Getting started with artificial neural nets and image classification, side project ideas
Can't wait to catch up with the Deep Learning cool kids
Today I couldn't hold out any longer: I jumped ahead and got started on chapter 12 of Python Machine Learning on Artificial Neural Networks. The chapters I've skipped wholesale to get here include:
- 8: Applying Machine Learning to Sentiment Analysis
- 9: Embedding a Machine Learning Model into a Web Application
- 10: Predicting Continuous Target Variables with Regression Analysis
- 11: Working with Unlabeled Data – Clustering Analysis
I definitely plan on coming back to all but the web app chapter, probably in the order of 10, 11, 8.

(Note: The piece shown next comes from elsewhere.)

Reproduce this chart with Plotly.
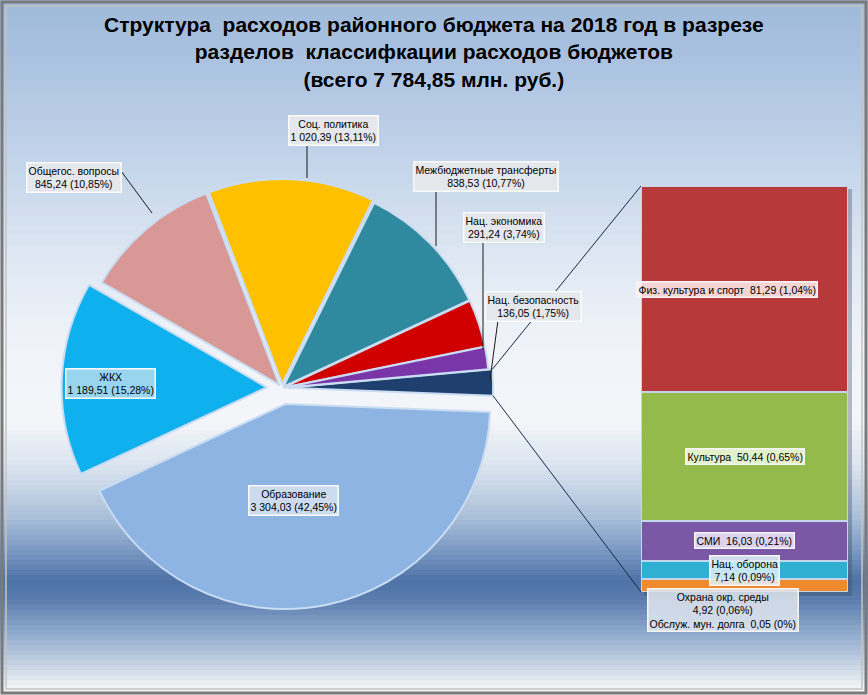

Part of the reason I couldn't hold out any longer in jumping into neural nets is that deep learning / tensorflow and the like are all the rage and I'm just excited to get into it. The other reason is that I'm trying to figure out which side-project idea I'd like to embark on and one of them: building a "shazam" for bird calls, may benefit from neural networks for the audio classification work. (The other leading candidate: a data science starter tool that takes a csv and spits out an iPython notebook that preprocesses, explores and classifies the data according to the kind of input / output variables at play: lmk if you have any thoughts on either of the ideas!)
Deep learning defined
In the beginning of chapter 12, Sebastian notes
During the previous decade, many more major breakthroughs resulted in what we now call deep learning algorithms, which can be used to create feature detectors from unlabeled data to pre-train deep neural networks—neural networks that are composed of many layers.
... the error gradients that we will calculate later via backpropagation would become increasingly small as more layers are added to a network. This vanishing gradient problem makes the model learning more challenging. Therefore, special algorithms have been developed to pretrain such deep neural network structures, which is called deep learning.
I knew that having many layers is the big thing with deep learning, but hadn't read before that pretraining was a key part of it. However, in googling around about this, I came across this SO answer that claims pretraining is the wave of the past and using different activation functions (rectified linear units or ReLUs) is really the key:
the reason you don't see people pretraining (I mean this in an unsupervised pretraining sense) conv nets is because there have been various innovations in purely supervised training that have rendered unsupervised pretraining unnecessary... So as of now, a lot of the top performing conv nets seem to be of a purely supervised nature. That's not to say that unsupervised pretraining or using unsupervised techniques may not be important in the future. But some incredibly deep conv nets have been trained, have matched or surpassed human level performance on very rich datasets, just using supervised training.
Whatever the bleeding edge may be, working my way through backprop and image classification tasks will be worthwhile.
Classifying digits with tree based methods
Chapter12 works with the MINST hand written digits dataset (the same one used in Andrew NG's coursera class).
My assumption was that this is used as an example for neural networks because the other models we studied so far can't handle this task. However, in trying out a couple of tree and forest models, I found they perform quite well—the random forest with 100 classifiers performs even better than the reported accuracy of the neural net from the book!
decision tree depth 10 training fit: 0.912 decision tree depth 10 test accuracy: 0.872 decision tree depth 100 training fit: 1.000 decision tree depth 100 test accuracy: 0.886 random forest 10 estimators training fit: 0.999 random forest 10 estimators test accuracy: 0.946 random forest 100 estimators training fit: 1.000 random forest 100 estimators test accuracy: 0.969
Eventually it would be nice to take on a task that really was uniquely suited for neural nets.